Читаем Люди и измы. К истории авангарда полностью

Его жизнь – жизнь нелюдимого чудака, провинциального буржуа… жизнь косная, суеверная и слепая во всем, что касалось морали и этикета провинциального общежития. Его искусство – искусство революционно-вольное и гениально прозорливое, непохожее ни на что кругом и рядом, непонятное даже наиболее передовым из его современников импрессионистов[382].

Я. Тугендхольд, напротив, строит свою характеристику Сезанна на сближении поверхностно рассмотренных социальных аспектов жизни художника, его слегка вульгаризированных высказываний и тематики и образного смысла его картин. «…Католик и консерватор Сезанн был состоятельным домохозяином, не зависел от публики, работал спокойно и уравновешенно, регулярно принимал душ и посещал мессу»[383]. Провинциал, проживший всю жизнь вдали от большого города, «недоросший» до импрессионизма, он знает лишь свое «маленькое ощущение» – до остального ему нет дела. Не развитый как личность, от природы лишенный воображения (Тугендхольд пишет иначе: «Он не вплетает в грубую жизнь легких кружев фантазии»), он лишь преображает цветом окружавший его косный обывательский мир.

Вот «Крестьянин» с огромными руками и какими-то черными дырами вместо глаз, грузно, как ком, сидящий на стуле и написанный почти рельефными слоями красок. Это – гениальное олицетворение мертвой, стопудовой, вандейской силы… Его игроки с их тупыми лицами и флегматической игрой[384] —

«мелкие лавочники, вознесенные на пьедестал монументального стиля»[385].

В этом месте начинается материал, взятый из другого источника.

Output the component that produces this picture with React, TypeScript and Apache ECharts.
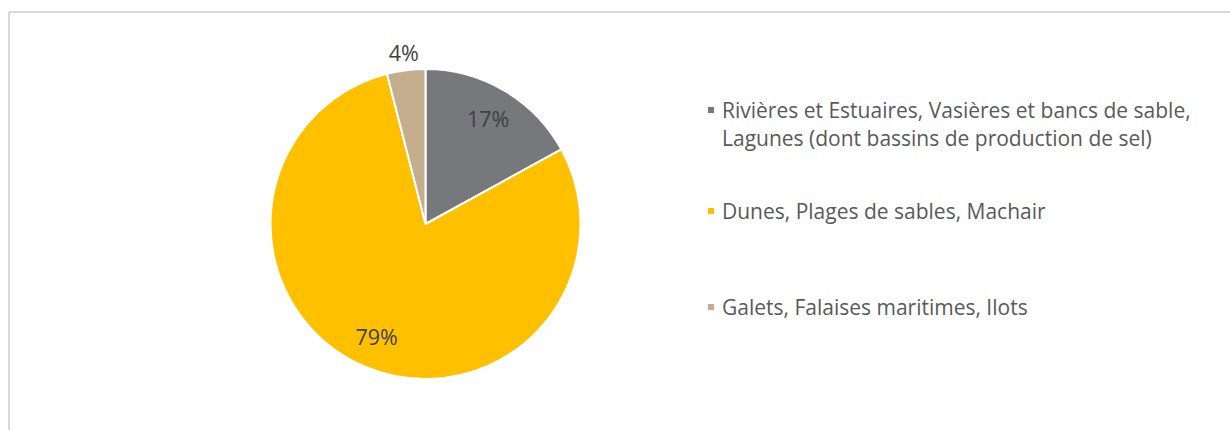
import React, { useEffect, useRef } from "react";
import * as echarts from "echarts";

const categories = [
  "Rivières et Estuaires, Vasières et bancs de sable,\nLagunes (dont bassins de production de sel)",
  "Dunes, Plages de sables, Machair",
  "Galets, Falaises maritimes, Ilots",
];
const values = [17, 79, 4];
const colors = ["#77787B", "#FFC000", "#C4AE8D"];
const insideLabel = [true, true, false];

const FONT = "'Open Sans', Roboto, 'Liberation Sans', sans-serif";

export default function App() {
  const ref = useRef<HTMLDivElement>(null);
  useEffect(() => {
    if (!ref.current) return;
    const chart = echarts.init(ref.current, null, { renderer: "svg" });
    const cx = 425.5;
    const cy = 224;
    const R = 155;
    const legendTops = [68, 198, 294];
    const lineHeights = [28, 26, 26];
    const labelStyle = {
      position: "inside",
      formatter: (p: any) => `${p.value}%`,
      fontFamily: FONT,
      fontSize: 21.5,
      color: "#404040",
    };
    chart.setOption({
      animation: false,
      backgroundColor: "#ffffff",
      graphic: [
        { type: "line", shape: { x1: 9, y1: 12, x2: 1230, y2: 12 }, style: { stroke: "#d9d9d9", lineWidth: 2 } },
        { type: "line", shape: { x1: 9, y1: 12, x2: 9, y2: 430 }, style: { stroke: "#d9d9d9", lineWidth: 2 } },
      ],
      legend: categories.map((name, i) => ({
        orient: "vertical",
        left: 706,
        top: legendTops[i],
        padding: 0,
        itemWidth: 8,
        itemHeight: 8,
        icon: "rect",
        selectedMode: false,
        data: [{ name, itemStyle: { color: colors[i] } }],
        formatter: (n: string) => (n.indexOf("\n") >= 0 ? "\n" + n : n),
        textStyle: {
          fontFamily: FONT,
          fontSize: 21,
          lineHeight: lineHeights[i],
          color: "#595959",
          padding: [0, 0, 0, 2],
        },
      })),
      series: [
        {
          type: "pie",
          center: [cx, cy],
          radius: [0, R],
          startAngle: 90,
          clockwise: true,
          silent: true,
          label: { show: false },
          labelLine: { show: false },
          itemStyle: { borderColor: "#ffffff", borderWidth: 2 },
          data: categories.map((name, i) => ({ name, value: values[i], itemStyle: { color: colors[i] } })),
        },
        {
          type: "pie",
          center: [cx, cy],
          radius: [100, 140],
          startAngle: 90,
          silent: true,
          z: 5,
          itemStyle: { color: "rgba(0,0,0,0)" },
          labelLine: { show: false },
          label: labelStyle,
          data: values.map((v, i) => ({
            name: "in" + i,
            value: v,
            label: { show: insideLabel[i] },
          })),
        },
        {
          type: "pie",
          center: [cx, cy],
          radius: [157, 183],
          startAngle: 90,
          silent: true,
          z: 5,
          itemStyle: { color: "rgba(0,0,0,0)" },
          labelLine: { show: false },
          label: labelStyle,
          data: values.map((v, i) => ({
            name: "out" + i,
            value: v,
            label: { show: !insideLabel[i] },
          })),
        },
      ],
    });
    return () => chart.dispose();
  }, []);
  return (
    <div
      ref={ref}
      style={{ position: "fixed", left: 0, top: 0, width: 1230, height: 430 }}
    />
  );
}
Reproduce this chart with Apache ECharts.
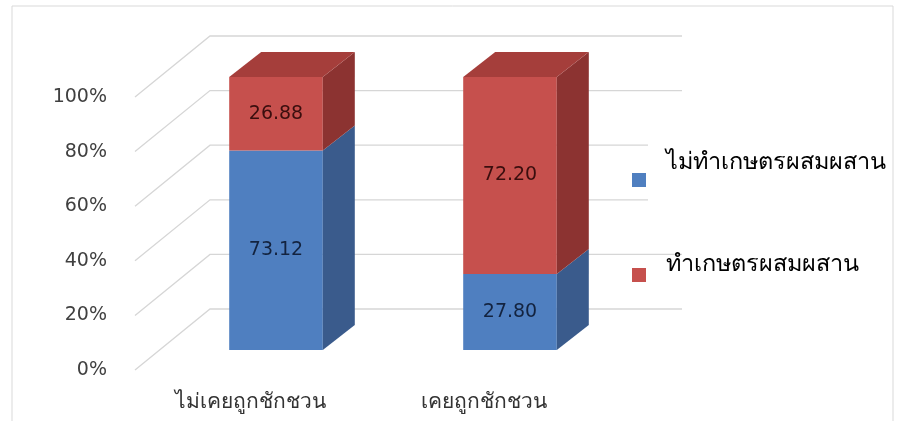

Остро ощущая своеобразие художника, умея выразительно описать его живописный язык, Тугендхольд тем не менее находится в плену своей концепции «мелкого индивидуализма» Сезанна, а потому видит на его полотнах то «старчески перекошенные тарелки»[386], то «грубых самок», в пейзажах находит «что-то вечно пасмурное и безрадостное, мужицкое и неподвижное», а сезанновская живопись в целом видится ему как «магический круг, замкнутый в себе, неподражаемый, непроницаемый»[387].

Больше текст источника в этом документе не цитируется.